Checking disk space only after something fails
(no monitoring; df -h run for the first time during an outage)
Checking disk space on a regular schedule before it becomes a problem
$ df -h /
(checked on a daily schedule, trend tracked over time)
When an AI tool diagnoses a server failure, three things are worth checking. First, does it check CPU, memory, disk, and network usage as four separate, independently exhaustible resources rather than assuming only one generic kind of resource problem exists. Second, does it account for a resource shortage causing unrelated-looking symptoms, such as a full disk breaking logging. Third, does it consider that a timing-dependent failure pattern, old work succeeding while new work fails, points specifically toward a resource exhaustion problem.

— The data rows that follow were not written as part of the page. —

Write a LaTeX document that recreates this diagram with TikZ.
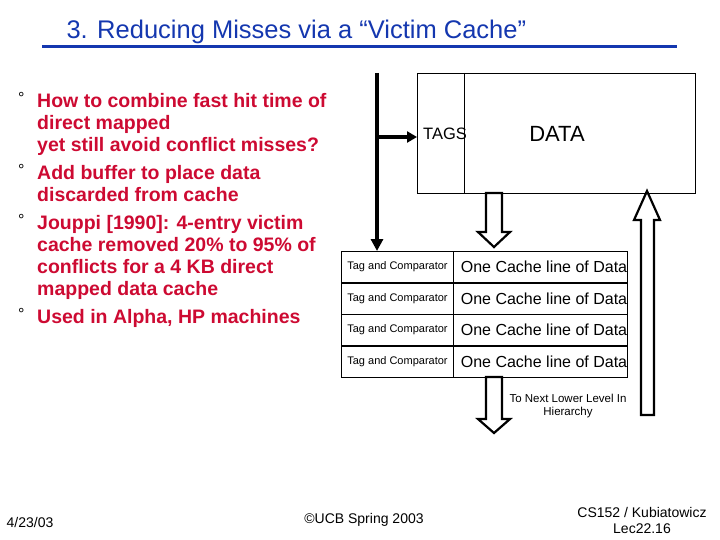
\documentclass[tikz,border=0pt]{standalone}
\usepackage{fontspec}
\setmainfont{Liberation Sans}
\usetikzlibrary{arrows.meta}
\definecolor{tblue}{RGB}{20,55,175}
\definecolor{bred}{RGB}{205,10,50}
\begin{document}
\begin{tikzpicture}[x=1pt,y=-1pt,
  hol/.style={draw,line width=2.2pt,fill=white},
  cell/.style={draw,thick},
  bul/.style={anchor=north west,align=left,text=bred,font=\fontsize{19.5}{22}\selectfont\bfseries,inner sep=0pt}]
\useasboundingbox (0,0) rectangle (720,540);
\node[anchor=west,text=tblue,font=\fontsize{25.5}{27}\selectfont] (title) at (63,32) {3. Reducing Misses via a “Victim Cache”};
\draw[tblue,line width=3pt] (42,47) -- (677,47);
% bullets
\foreach \y/\t in {93/{How to combine fast hit time of\\direct mapped\\yet still avoid conflict misses?},
  165/{Add buffer to place data\\discarded from cache},
  215/{Jouppi [1990]: 4-entry victim\\cache removed 20\% to 95\% of\\conflicts for a 4 KB direct\\mapped data cache},
  309/{Used in Alpha, HP machines}}{
  \node[anchor=north west,inner sep=0pt,font=\fontsize{16}{18}\selectfont] at (18,\y-1) {°};
  \node[bul] at (37,\y) {\t};
}
% cache
\draw[thick] (417,73) rectangle (695,193);
\draw[thick] (464,73) -- (464,193);
\node[font=\fontsize{16.5}{18}\selectfont] (tags) at (445,134) {TAGS};
\node[font=\fontsize{22}{24}\selectfont] (data) at (557,134) {DATA};
\coordinate (top) at (377,73);
\coordinate (br) at (377,137);
\coordinate (tagin) at (417,137);
\coordinate (vtop) at (377,251);
\draw[line width=4pt,-{Triangle[length=12pt,width=12pt]}] (top) -- (vtop);
\draw[line width=4pt,-{Triangle[length=10pt,width=11pt]}] (br) -- (tagin);
% hollow arrows
\draw[hol] (486,193) -- (502,193) -- (502,232) -- (510,232) -- (494,247) -- (478,232) -- (486,232) -- cycle;
\draw[hol] (486,377) -- (502,377) -- (502,419) -- (510,419) -- (494,433) -- (478,419) -- (486,419) -- cycle;
\draw[hol] (641,415) -- (654,415) -- (654,220) -- (660,220) -- (647,191) -- (634,220) -- (641,220) -- cycle;
% table
\foreach \i/\y in {1/251,2/283,3/314,4/346}{
  \draw[cell] (341,\y) rectangle (453,\y+31.5);
  \draw[cell] (453,\y) rectangle (627,\y+31.5);
  \node[font=\fontsize{11}{12}\selectfont] (tc\i) at (397.5,\y+16) {Tag and Comparator};
  \node[font=\fontsize{16}{18}\selectfont] (cl\i) at (544,\y+16) {One Cache line of Data};
}
\node[align=center,font=\fontsize{11.5}{13.5}\selectfont] (next) at (568,406) {To Next Lower Level In\\Hierarchy};
% footer
\node[font=\fontsize{14}{16}\selectfont] (date) at (30,522) {4/23/03};
\node[font=\fontsize{14}{16}\selectfont] (ucb) at (364,520) {©UCB Spring 2003};
\node[align=center,font=\fontsize{14}{16}\selectfont] (cs) at (642,520) {CS152 / Kubiatowicz\\Lec22.16};
\end{tikzpicture}
\end{document}
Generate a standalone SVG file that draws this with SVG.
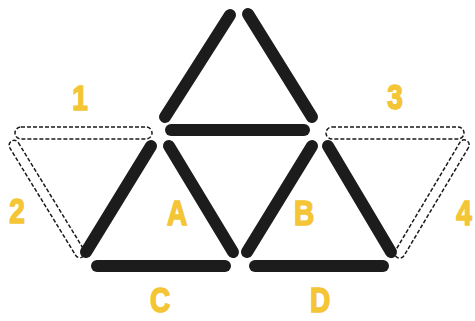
<svg xmlns="http://www.w3.org/2000/svg" width="475" height="321" viewBox="0 0 475 321">
<style>
.stick{stroke:#1c1c1c;stroke-width:12;stroke-linecap:round;fill:none}
.dash{fill:none;stroke:#1a1a1a;stroke-width:1.5;stroke-dasharray:4 2}
.lbl{font-family:"Liberation Sans",Arial,sans-serif;font-weight:bold;font-size:35px;fill:#F4C535;stroke:#F4C535;stroke-width:1.6;text-anchor:middle}
</style>
<rect width="475" height="321" fill="#fff"/>
<g id="connectors">
<g id="top-triangle">
<line class="stick" x1="230" y1="15" x2="165" y2="117"/>
<line class="stick" x1="248" y1="14" x2="312" y2="117"/>
<line class="stick" x1="171" y1="130" x2="304" y2="130"/>
</g>
<g id="triangle-A">
<line class="stick" x1="151" y1="146" x2="86" y2="252"/>
<line class="stick" x1="169" y1="146" x2="233" y2="252"/>
</g>
<g id="triangle-B">
<line class="stick" x1="312" y1="146" x2="247" y2="252"/>
<line class="stick" x1="328" y1="146" x2="391" y2="252"/>
</g>
<g id="stick-C"><line class="stick" x1="97" y1="266" x2="225" y2="266"/></g>
<g id="stick-D"><line class="stick" x1="255" y1="266" x2="383" y2="266"/></g>
</g>
<g id="dashed-1"><rect class="dash" x="15" y="127" width="137" height="12" rx="6"/></g>
<g id="dashed-2"><rect class="dash" x="-68" y="-5" width="136" height="10" rx="5" transform="translate(47,199) rotate(58.5)"/></g>
<g id="dashed-3"><rect class="dash" x="326" y="127" width="138" height="12" rx="6"/></g>
<g id="dashed-4"><rect class="dash" x="-68" y="-5" width="136" height="10" rx="5" transform="translate(432,199) rotate(120.8)"/></g>
<g id="labels">
<text class="lbl" x="80" y="110" transform="translate(80,0) scale(0.8,1) translate(-80,0)">1</text>
<text class="lbl" x="17" y="223" transform="translate(17,0) scale(0.8,1) translate(-17,0)">2</text>
<text class="lbl" x="395" y="109" transform="translate(395,0) scale(0.8,1) translate(-395,0)">3</text>
<text class="lbl" x="464" y="225" transform="translate(464,0) scale(0.8,1) translate(-464,0)">4</text>
<text class="lbl" x="177" y="225" transform="translate(177,0) scale(0.8,1) translate(-177,0)">A</text>
<text class="lbl" x="304" y="225" transform="translate(304,0) scale(0.8,1) translate(-304,0)">B</text>
<text class="lbl" x="160" y="312" transform="translate(160,0) scale(0.8,1) translate(-160,0)">C</text>
<text class="lbl" x="320" y="312" transform="translate(320,0) scale(0.8,1) translate(-320,0)">D</text>
</g>
</svg>
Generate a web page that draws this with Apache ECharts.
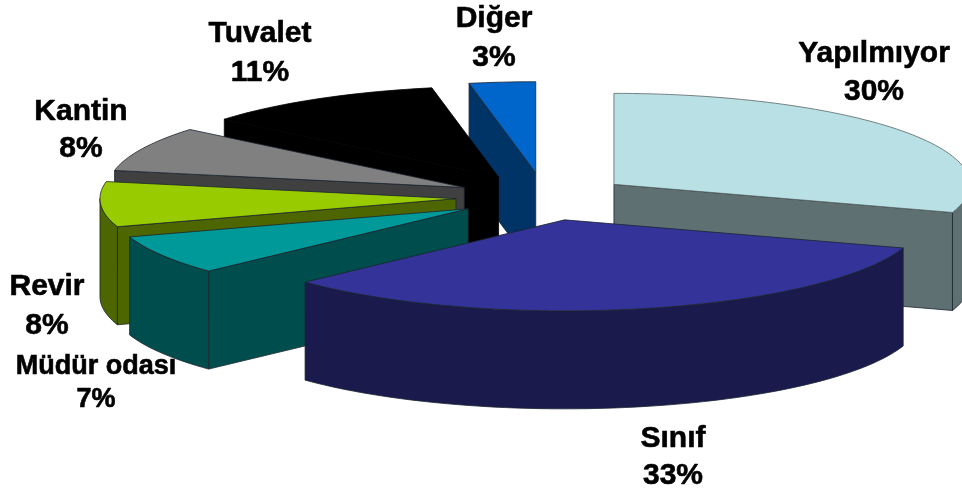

Run df -h on a real system you have access to, and identify how much headroom remains on its main filesystem.
Run free -h on the same system, and explain what would likely happen if available memory reached zero while a new request arrived.
Describe, in your own words, why a server's CPU being maxed out tends to produce slow responses rather than outright failures, unlike memory or disk exhaustion.
Explain why a problem caused by a full disk might be mistaken for a completely unrelated software bug if disk usage is never checked.
Design a simple plan for checking these four resources on a regular schedule, rather than only reactively after something breaks.
Assuming a server failure must be caused by a software bug without first checking whether a physical resource, CPU, memory, disk, or network, was actually exhausted.
Failing to recognize that a full disk can cause failures that look completely unrelated to storage, such as broken logging or failed process starts.
Assuming the program that gets shut down during a memory shortage is necessarily the one that caused the shortage.
Checking a server's resources only after a failure has already happened, rather than tracking their trend over time.
Treating CPU, memory, disk, and network exhaustion as producing the same kind of symptom, rather than recognizing each one tends to fail in its own characteristic way.
You can now name the four physical resources every server depends on, and recognize the different, characteristic ways each one tends to fail when exhausted. You can also explain why a resource shortage can produce a failure that depends on timing, old work succeeding while new work fails, and why monitoring these resources over time catches a problem before it becomes a visible outage.